Posted: March 4th 2010

Eric_PK

First, a definitional point…

A moral decision is one that is made based on a belief about right and wrong, not about consequences. For example, my choice to drive 100 MPH on deserted roads is not a moral choice (I think that such a thing can be done without undue risk to others), but a choice that I make to avoid the consequences of breaking the law. It’s a self-interest thing.

On the other hand, my choice not to cheat on my wife is a moral one – I said that I wouldn’t do it. There might be financial downsides if I got caught, but I’m confident I could do it without getting caught. That choice that I make is a moral one.

In most faiths, there are consequences to going against the rules – you don’t go to heaven, you end up in hell, etc. That makes god the ultimate policeman, and – if hell existed – who wouldn’t want to avoid going there. So, to the extent that theists are influenced by the rules from their church, they are not acting morally – just in self-interest.

Now, onto the question.

Christianity teaches a) that we are all sinners and the b) the way we get into heaven is to beg for forgiveness. You can be a murderer and still get into heaven if you BELIEVE.

Atheists don’t have that loophole.

Posted: March 9th 2010

See all questions answered by Eric_PK

Paula Kirby www

Not at all.

If you believe in a celestial being who will eventually put everything right and redress all wrongs, then there is less incentive to act well towards other people (which is all morality is, really) because God will fix it in the end anyway.

If you don’t believe that, and if you face up to the reality that this is the only life any of us have and that there is NO celestial being who will undo the wrongs we have done and console people who have suffered at our hands, then the responsibility rests four square with us to do the best WE can, doesn’t it, because there’s no one to come along afterwards and clear up any mess we’ve made.

Sure, in the atheist understanding, there is no threat of eternal punishment, but that’s a completely immoral concept anyway (take a look at answers to other questions to see why) and if your main reason for being moral is to avoid punishment, then that’s not morality, it’s fear and cravenness.

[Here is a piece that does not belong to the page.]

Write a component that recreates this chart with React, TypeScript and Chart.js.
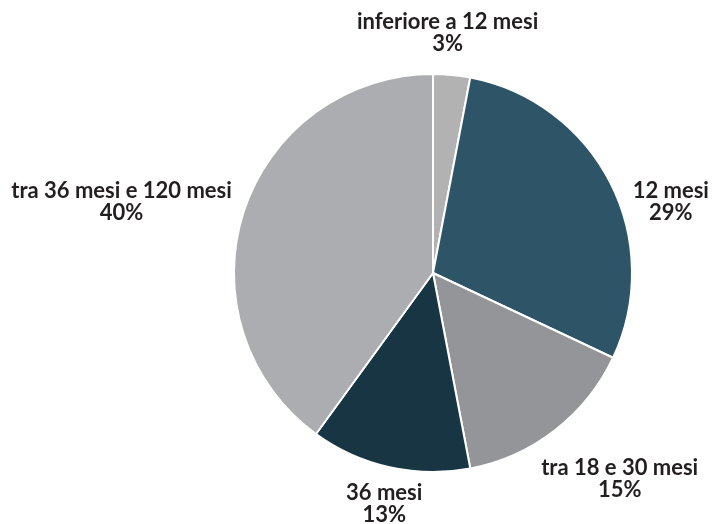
import React, { useEffect, useRef } from "react";
import { Chart, registerables } from "chart.js";

Chart.register(...registerables);

const categories = [
  "inferiore a 12 mesi",
  "12 mesi",
  "tra 18 e 30 mesi",
  "36 mesi",
  "tra 36 mesi e 120 mesi",
];
const values = [3, 29, 15, 13, 40];
const percentLabels = ["3%", "29%", "15%", "13%", "40%"];
const colors = ["#b1b2b1", "#2e5467", "#939598", "#183543", "#abadb1"];

const FONT = "bold 22px Lato, 'Noto Sans', sans-serif";
const LINE_H = 22;
// small manual nudges of the outside labels (layout only)
const LABEL_NUDGE: [number, number][] = [
  [-14, -6],
  [14, 36],
  [8, 20],
  [6, 2],
  [-4, 2],
];

const outsideLabels = {
  id: "outsideLabels",
  afterDatasetsDraw(chart: any) {
    const ctx = chart.ctx;
    const meta = chart.getDatasetMeta(0);
    ctx.save();
    ctx.font = FONT;
    ctx.fillStyle = "#231f20";
    ctx.textAlign = "center";
    ctx.textBaseline = "middle";
    meta.data.forEach((arc: any, i: number) => {
      const { x, y, startAngle, endAngle, outerRadius } = arc.getProps(
        ["x", "y", "startAngle", "endAngle", "outerRadius"],
        true
      );
      const mid = (startAngle + endAngle) / 2;
      const lines = [categories[i], percentLabels[i]];
      const w = Math.max(...lines.map((l) => ctx.measureText(l).width));
      const h = LINE_H * lines.length;
      const r = outerRadius + 14;
      const ax = x + Math.cos(mid) * r;
      const ay = y + Math.sin(mid) * r;
      const [nx, ny] = LABEL_NUDGE[i] || [0, 0];
      const cx = ax + Math.cos(mid) * (w / 2) + nx;
      const cy = ay + Math.sin(mid) * (h / 2) + ny;
      lines.forEach((l, j) => {
        ctx.fillText(l, cx, cy - h / 2 + LINE_H * (j + 0.5));
      });
    });
    ctx.restore();
  },
};

export default function App() {
  const ref = useRef<HTMLCanvasElement>(null);
  useEffect(() => {
    document.body.style.margin = "0";
    const chart = new Chart(ref.current!, {
      type: "pie",
      data: {
        labels: categories,
        datasets: [
          {
            data: values,
            backgroundColor: colors,
            borderColor: "#ffffff",
            borderWidth: 2,
            hoverOffset: 0,
          },
        ],
      },
      options: {
        animation: false,
        responsive: false,
        layout: { padding: { top: 73, bottom: 51, left: 233, right: 83 } },
        plugins: {
          legend: { display: false },
          tooltip: { enabled: false },
        },
      },
      plugins: [outsideLabels],
    });
    return () => chart.destroy();
  }, []);
  return (
    <div style={{ width: 716, height: 524 }}>
      <canvas ref={ref} width={716} height={524} style={{ display: "block" }} />
    </div>
  );
}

Atheists aren’t moral out of fear: they don’t have to be bullied and threatened into acting morally towards others – it is entirely consistent with the recognition that all of us only have this one life, and that this makes everything about this life more important and more special; it makes every moment of this life, and every decision taken in it, count in a way that it cannot if we are somehow going to survive for eternity (again, take a look at other answers to other questions to see why). Why should we set out to harm others, when this is their only life too?

Finally, as Logicel has pointed out, the simple fact is that people’s moral promptings can be tested scientifically, and have been, and show that the vast majority of people – whether male, female, black, white, Christian, Hindu, Muslim, pagan, any other religion or no religion whatsoever – DO take the 'moral’ option even when no one would ever find out if they didn’t. The universality of this across all cultures and beliefs points to a strong evolutionary factor in our impulse to be good. No gods required. If you’d like to find out more about this, check out this video: http://bit.ly/4Fie4h

Posted: March 9th 2010

See all questions answered by Paula Kirby

logicel

Evolution has given us a mix of about one to five in the 'morality lottery.’ That is, the majority of people are moral regardless of their particular religious brand or lack of one. The 'selfish’ gene leads to the altruistic society in other words. The one out of five that do not bother with morality do so because such behavior can give an edge to survival. However, if the proportion is higher, that is, more immoral people than moral, society will grind to a halt.

Christopher Hitchens is fond of saying that of course his ancestral people, the Jews, were moral before the Ten Commandments supposedly were given to them, that they knew right from wrong, and that it is insulting to imply that they didn’t. Religious writings just capture the evolving moral zeitgeist, they don’t create it.